### Set exercise
Every line of the listing must be reproduced as it stands. Leave the images behind.

### Data segment
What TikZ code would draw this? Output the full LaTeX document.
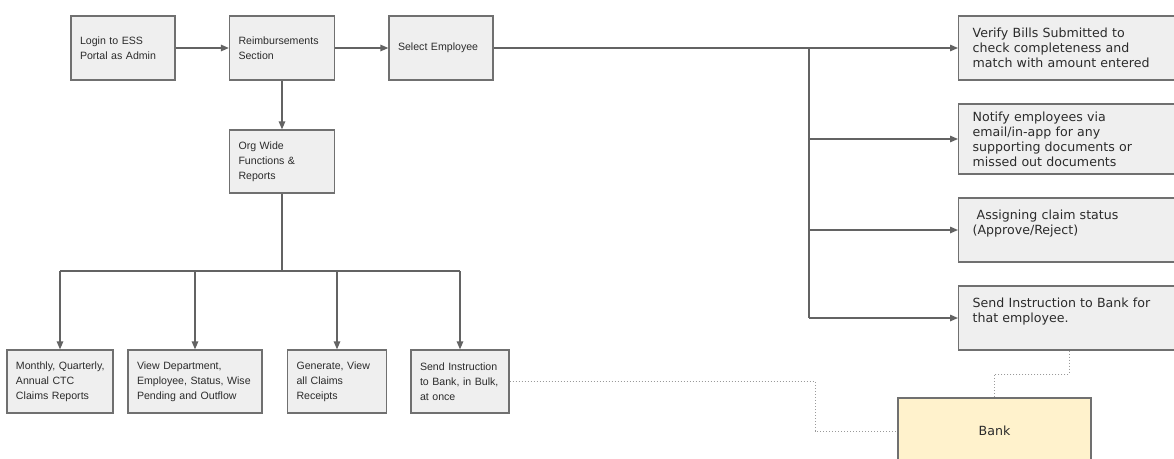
\documentclass[tikz,border=0pt]{standalone}
\usepackage{fontspec}
\setmainfont{Liberation Sans}
\newfontfamily\dvs{DejaVu Sans}
\usetikzlibrary{arrows.meta}
\definecolor{boxfill}{HTML}{EFEFEF}
\definecolor{boxline}{HTML}{707070}
\definecolor{lin}{HTML}{636363}
\definecolor{txt}{HTML}{2B2B2B}
\definecolor{bankfill}{HTML}{FFF2CC}
\definecolor{dotc}{HTML}{9A9A9A}
\begin{document}
\hyphenpenalty=10000 \exhyphenpenalty=10000 \hbadness=10000 \hfuzz=20pt
\begin{tikzpicture}[x=1pt,y=-1pt,
  box/.style={draw=boxline, fill=boxfill, line width=1.3pt, inner xsep=9pt, inner ysep=0pt,
    align=left, text=txt, font=\fontsize{10.6}{15}\selectfont, anchor=center},
  rbox/.style={box, inner xsep=14pt, anchor=west, minimum width=225pt, text width=197pt,
    font=\dvs\fontsize{12.6}{15}\selectfont},
  arr/.style={draw=lin, line width=1.4pt, -{Triangle[length=8pt,width=6.5pt]}},
  ln/.style={draw=lin, line width=1.4pt},
  dotl/.style={draw=dotc, line width=1pt, dotted}]
\useasboundingbox (0,0) rectangle (1174,458);
\clip (0,0) rectangle (1174,458);
\fill[white] (0,0) rectangle (1174,458);

% top row
\node[box, minimum width=104pt, minimum height=64pt, text width=86pt] (login) at (123,48) {Login to ESS\\Portal as Admin};
\node[box, minimum width=105pt, minimum height=64pt, text width=87pt] (reimb) at (282,48) {Reimbursements\\Section};
\node[box, minimum width=104pt, minimum height=64pt, text width=86pt] (sel) at (441,48) {Select Employee};
\node[box, minimum width=105pt, minimum height=63pt, text width=87pt] (org) at (282,161.5) {Org Wide\\Functions \&\\Reports};

% bottom row
\node[box, minimum width=106pt, minimum height=63pt, text width=88pt] (b1) at (60,381.5) {\mbox{Monthly, Quarterly,}\\Annual CTC\\Claims Reports};
\node[box, minimum width=134pt, minimum height=63pt, text width=116pt] (b2) at (195,381.5) {View Department,\\\mbox{Employee, Status, Wise}\\Pending and Outflow};
\node[box, minimum width=99pt, minimum height=63pt, text width=81pt] (b3) at (337,381.5) {Generate, View\\all Claims\\Receipts};
\node[box, minimum width=98pt, minimum height=63pt, text width=80pt] (b4) at (460,381.5) {Send Instruction\\\mbox{to Bank, in Bulk,}\\at once};

% right column
\node[rbox, minimum height=64pt] (r1) at (958,48) {Verify Bills Submitted to\\check completeness and\\match with amount entered};
\node[rbox, minimum height=70pt] (r2) at (958,139) {Notify employees via\\email/in-app for any\\supporting documents or\\missed out documents};
\node[rbox, minimum height=64pt] (r3) at (958,230) {\hspace*{4pt}Assigning claim status\\(Approve/Reject)\\\mbox{}};
\node[rbox, minimum height=64pt] (r4) at (958,318) {Send Instruction to Bank for\\that employee.\\\mbox{}};

% bank
\node[draw=boxline, fill=bankfill, line width=1.3pt, minimum width=193pt, minimum height=66pt,
  text=txt, font=\dvs\fontsize{12.6}{15}\selectfont] (bank) at (994.5,431) {Bank};

% connectors
\draw[arr] (login) -- (reimb);
\draw[arr] (reimb) -- (sel);
\draw[arr] (reimb) -- (org);

\coordinate (hub) at (282,271);
\draw[ln] (org.south) -- (hub);
\draw[ln] (b1.north |- hub) -- (b4.north |- hub);
\draw[arr] (b1.north |- hub) -- (b1.north);
\draw[arr] (b2.north |- hub) -- (b2.north);
\draw[arr] (b3.north |- hub) -- (b3.north);
\draw[arr] (b4.north |- hub) -- (b4.north);

\coordinate (split) at (809,48);
\draw[arr] (sel.east) -- (r1.west);
\draw[ln] (split) -- (809,318);
\draw[arr] (split |- r2.west) -- (r2.west);
\draw[arr] (split |- r3.west) -- (r3.west);
\draw[arr] (split |- r4.west) -- (r4.west);

% dotted links to bank
\draw[dotl] (b4.east) -- (815,381.5) -- (815,431) -- (bank.west);
\draw[dotl] (r4.south -| 1069,0) -- (1069,374) -- (bank.north |- 0,374) -- (bank.north);
\end{tikzpicture}
\end{document}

### Task output
What TikZ code would draw this? Output the full LaTeX document.
\documentclass[tikz,border=0pt]{standalone}
\usepackage{fontspec}
\setmainfont{Liberation Sans}
\newfontfamily\dvs{DejaVu Sans}
\usetikzlibrary{arrows.meta}
\definecolor{boxfill}{HTML}{EFEFEF}
\definecolor{boxline}{HTML}{707070}
\definecolor{lin}{HTML}{636363}
\definecolor{txt}{HTML}{2B2B2B}
\definecolor{bankfill}{HTML}{FFF2CC}
\definecolor{dotc}{HTML}{9A9A9A}
\begin{document}
\hyphenpenalty=10000 \exhyphenpenalty=10000 \hbadness=10000 \hfuzz=20pt
\begin{tikzpicture}[x=1pt,y=-1pt,
  box/.style={draw=boxline, fill=boxfill, line width=1.3pt, inner xsep=9pt, inner ysep=0pt,
    align=left, text=txt, font=\fontsize{10.6}{15}\selectfont, anchor=center},
  rbox/.style={box, inner xsep=14pt, anchor=west, minimum width=225pt, text width=197pt,
    font=\dvs\fontsize{12.6}{15}\selectfont},
  arr/.style={draw=lin, line width=1.4pt, -{Triangle[length=8pt,width=6.5pt]}},
  ln/.style={draw=lin, line width=1.4pt},
  dotl/.style={draw=dotc, line width=1pt, dotted}]
\useasboundingbox (0,0) rectangle (1174,458);
\clip (0,0) rectangle (1174,458);
\fill[white] (0,0) rectangle (1174,458);

% top row
\node[box, minimum width=104pt, minimum height=64pt, text width=86pt] (login) at (123,48) {Login to ESS\\Portal as Admin};
\node[box, minimum width=105pt, minimum height=64pt, text width=87pt] (reimb) at (282,48) {Reimbursements\\Section};
\node[box, minimum width=104pt, minimum height=64pt, text width=86pt] (sel) at (441,48) {Select Employee};
\node[box, minimum width=105pt, minimum height=63pt, text width=87pt] (org) at (282,161.5) {Org Wide\\Functions \&\\Reports};

% bottom row
\node[box, minimum width=106pt, minimum height=63pt, text width=88pt] (b1) at (60,381.5) {\mbox{Monthly, Quarterly,}\\Annual CTC\\Claims Reports};
\node[box, minimum width=134pt, minimum height=63pt, text width=116pt] (b2) at (195,381.5) {View Department,\\\mbox{Employee, Status, Wise}\\Pending and Outflow};
\node[box, minimum width=99pt, minimum height=63pt, text width=81pt] (b3) at (337,381.5) {Generate, View\\all Claims\\Receipts};
\node[box, minimum width=98pt, minimum height=63pt, text width=80pt] (b4) at (460,381.5) {Send Instruction\\\mbox{to Bank, in Bulk,}\\at once};

% right column
\node[rbox, minimum height=64pt] (r1) at (958,48) {Verify Bills Submitted to\\check completeness and\\match with amount entered};
\node[rbox, minimum height=70pt] (r2) at (958,139) {Notify employees via\\email/in-app for any\\supporting documents or\\missed out documents};
\node[rbox, minimum height=64pt] (r3) at (958,230) {\hspace*{4pt}Assigning claim status\\(Approve/Reject)\\\mbox{}};
\node[rbox, minimum height=64pt] (r4) at (958,318) {Send Instruction to Bank for\\that employee.\\\mbox{}};

% bank
\node[draw=boxline, fill=bankfill, line width=1.3pt, minimum width=193pt, minimum height=66pt,
  text=txt, font=\dvs\fontsize{12.6}{15}\selectfont] (bank) at (994.5,431) {Bank};

% connectors
\draw[arr] (login) -- (reimb);
\draw[arr] (reimb) -- (sel);
\draw[arr] (reimb) -- (org);

\coordinate (hub) at (282,271);
\draw[ln] (org.south) -- (hub);
\draw[ln] (b1.north |- hub) -- (b4.north |- hub);
\draw[arr] (b1.north |- hub) -- (b1.north);
\draw[arr] (b2.north |- hub) -- (b2.north);
\draw[arr] (b3.north |- hub) -- (b3.north);
\draw[arr] (b4.north |- hub) -- (b4.north);

\coordinate (split) at (809,48);
\draw[arr] (sel.east) -- (r1.west);
\draw[ln] (split) -- (809,318);
\draw[arr] (split |- r2.west) -- (r2.west);
\draw[arr] (split |- r3.west) -- (r3.west);
\draw[arr] (split |- r4.west) -- (r4.west);

% dotted links to bank
\draw[dotl] (b4.east) -- (815,381.5) -- (815,431) -- (bank.west);
\draw[dotl] (r4.south -| 1069,0) -- (1069,374) -- (bank.north |- 0,374) -- (bank.north);
\end{tikzpicture}
\end{document}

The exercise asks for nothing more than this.